> [THE REQUEST]:
Begin at the first line of the data and copy each line through the one containing "lw=lw, marker='D', ms=5)", that line included, with no pictures.

> [MATERIAL PROVIDED]:
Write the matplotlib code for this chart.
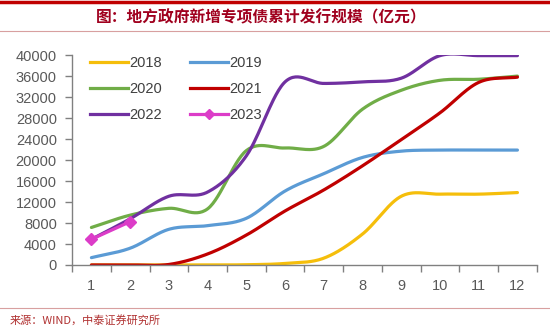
import numpy as np
import matplotlib
matplotlib.use("Agg")
import matplotlib.pyplot as plt
from matplotlib.lines import Line2D

plt.rcParams['font.family'] = ['Liberation Sans', 'Noto Sans CJK SC', 'DejaVu Sans']

months = list(range(1, 13))
month_labels = [str(m) for m in months]

y2018 = [0, 0, 0, 0, 50, 300, 1300, 5900, 13100, 13500, 13500, 13800]
y2019 = [1400, 3200, 6800, 7500, 8900, 14100, 17400, 20500, 21700, 21900, 21900, 21900]
y2020 = [7150, 9500, 10800, 10700, 21800, 22300, 22600, 29700, 33300, 35200, 35400, 36000]
y2021 = [0, 0, 100, 2100, 5700, 10300, 14300, 18900, 23900, 29000, 34800, 35800]
y2022 = [4900, 8800, 13100, 13900, 20800, 34900, 34600, 34900, 35600, 39900, 39900, 39900]
y2023 = [4900, 8250]

yticks = list(range(0, 40001, 4000))

series = [
    ("2018", y2018, "#F5BE0B"),
    ("2019", y2019, "#5B9BD5"),
    ("2020", y2020, "#70AD47"),
    ("2021", y2021, "#C00000"),
    ("2022", y2022, "#7030A0"),
]
c2023 = "#DC3CC8"


def smooth(x, y, n=30):
    x = np.asarray(x, float)
    y = np.asarray(y, float)
    if len(x) < 3:
        return x, y
    P = np.column_stack([x, y])
    P = np.vstack([P[0] - (P[1] - P[0]), P, P[-1] + (P[-1] - P[-2])])
    out = []
    for i in range(1, len(P) - 2):
        p0, p1, p2, p3 = P[i - 1], P[i], P[i + 1], P[i + 2]
        t = np.linspace(0, 1, n, endpoint=False)[:, None]
        b1 = p1 + (p2 - p0) / 6
        b2 = p2 - (p3 - p1) / 6
        pts = ((1 - t) ** 3) * p1 + 3 * ((1 - t) ** 2) * t * b1 + 3 * (1 - t) * t ** 2 * b2 + t ** 3 * p2
        out.append(pts)
    out.append(P[-2][None, :])
    out = np.vstack(out)
    return out[:, 0], out[:, 1]


fig = plt.figure(figsize=(5.5, 3.3), dpi=100)
ax = fig.add_axes([0.131, 0.197, 0.845, 0.636])

lw = 2.3
handles = {}
for name, vals, col in series:
    sx, sy = smooth(months, vals)
    ax.plot(sx, sy, color=col, lw=lw, solid_capstyle='round', zorder=2)
    handles[name] = Line2D([], [], color=col, lw=lw)

ax.plot(months[:len(y2023)], y2023, color=c2023, lw=lw, marker='D', ms=6,
        markeredgecolor=c2023, zorder=3)
handles["2023"] = Line2D([], [], color=c2023, lw=lw, marker='D', ms=5)

ax.set_xlim(0.5, 12.5)
ax.set_ylim(0, 40000)
ax.set_yticks(yticks)
ax.set_yticklabels([str(v) for v in yticks])
ax.set_xticks(months)
ax.set_xticklabels(month_labels)
ax.set_xticks(np.arange(0.5, 12.6, 1), minor=True)
ax.tick_params(axis='x', which='major', length=0, pad=10, labelsize=10.5, labelcolor='#595959')
ax.tick_params(axis='x', which='minor', length=5, color='#808080', width=1)
ax.tick_params(axis='y', length=5, color='#808080', width=1, labelsize=10.5,
               labelcolor='#595959', pad=6)
for s in ['top', 'right']:
    ax.spines[s].set_visible(False)
for s in ['left', 'bottom']:
    ax.spines[s].set_color('#808080')
    ax.spines[s].set_linewidth(1)

order = ["2018", "2020", "2022", "2019", "2021", "2023"]
leg = ax.legend([handles[k] for k in order], order, ncol=2, frameon=False,
                loc='upper left', bbox_to_anchor=(0.01, 1.06), fontsize=10.5,
                handlelength=2.6, handletextpad=0.1, columnspacing=1.9,
                labelspacing=0.85, labelcolor='#404040')

# decorations
fig.add_artist(Line2D([0, 1], [0.994, 0.994], color='#C00000', lw=2.5, transform=fig.transFigure))
fig.add_artist(Line2D([0, 1], [0.906, 0.906], color='#D8A0A0', lw=0.8, transform=fig.transFigure))
fig.add_artist(Line2D([0, 1], [0.067, 0.067], color='#D8A0A0', lw=0.8, transform=fig.transFigure))
fig.text(0.475, 0.948, "图：地方政府新增专项债累计发行规模（亿元）", ha='center', va='center',
         fontsize=11.3, fontweight='bold', color='#A0001E',
         family=['Noto Sans CJK SC', 'DejaVu Sans'])
fig.text(0.018, 0.028, "来源：WIND，中泰证券研究所", ha='left', va='center',
         fontsize=8, color='#B03030', family=['Noto Sans CJK SC', 'DejaVu Sans'])

fig.savefig("out.png", dpi=100)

> [RESULT OF THIS TASK]:
Write the matplotlib code for this chart.
import numpy as np
import matplotlib
matplotlib.use("Agg")
import matplotlib.pyplot as plt
from matplotlib.lines import Line2D

plt.rcParams['font.family'] = ['Liberation Sans', 'Noto Sans CJK SC', 'DejaVu Sans']

months = list(range(1, 13))
month_labels = [str(m) for m in months]

y2018 = [0, 0, 0, 0, 50, 300, 1300, 5900, 13100, 13500, 13500, 13800]
y2019 = [1400, 3200, 6800, 7500, 8900, 14100, 17400, 20500, 21700, 21900, 21900, 21900]
y2020 = [7150, 9500, 10800, 10700, 21800, 22300, 22600, 29700, 33300, 35200, 35400, 36000]
y2021 = [0, 0, 100, 2100, 5700, 10300, 14300, 18900, 23900, 29000, 34800, 35800]
y2022 = [4900, 8800, 13100, 13900, 20800, 34900, 34600, 34900, 35600, 39900, 39900, 39900]
y2023 = [4900, 8250]

yticks = list(range(0, 40001, 4000))

series = [
    ("2018", y2018, "#F5BE0B"),
    ("2019", y2019, "#5B9BD5"),
    ("2020", y2020, "#70AD47"),
    ("2021", y2021, "#C00000"),
    ("2022", y2022, "#7030A0"),
]
c2023 = "#DC3CC8"


def smooth(x, y, n=30):
    x = np.asarray(x, float)
    y = np.asarray(y, float)
    if len(x) < 3:
        return x, y
    P = np.column_stack([x, y])
    P = np.vstack([P[0] - (P[1] - P[0]), P, P[-1] + (P[-1] - P[-2])])
    out = []
    for i in range(1, len(P) - 2):
        p0, p1, p2, p3 = P[i - 1], P[i], P[i + 1], P[i + 2]
        t = np.linspace(0, 1, n, endpoint=False)[:, None]
        b1 = p1 + (p2 - p0) / 6
        b2 = p2 - (p3 - p1) / 6
        pts = ((1 - t) ** 3) * p1 + 3 * ((1 - t) ** 2) * t * b1 + 3 * (1 - t) * t ** 2 * b2 + t ** 3 * p2
        out.append(pts)
    out.append(P[-2][None, :])
    out = np.vstack(out)
    return out[:, 0], out[:, 1]


fig = plt.figure(figsize=(5.5, 3.3), dpi=100)
ax = fig.add_axes([0.131, 0.197, 0.845, 0.636])

lw = 2.3
handles = {}
for name, vals, col in series:
    sx, sy = smooth(months, vals)
    ax.plot(sx, sy, color=col, lw=lw, solid_capstyle='round', zorder=2)
    handles[name] = Line2D([], [], color=col, lw=lw)

ax.plot(months[:len(y2023)], y2023, color=c2023, lw=lw, marker='D', ms=6,
        markeredgecolor=c2023, zorder=3)
handles["2023"] = Line2D([], [], color=c2023, lw=lw, marker='D', ms=5)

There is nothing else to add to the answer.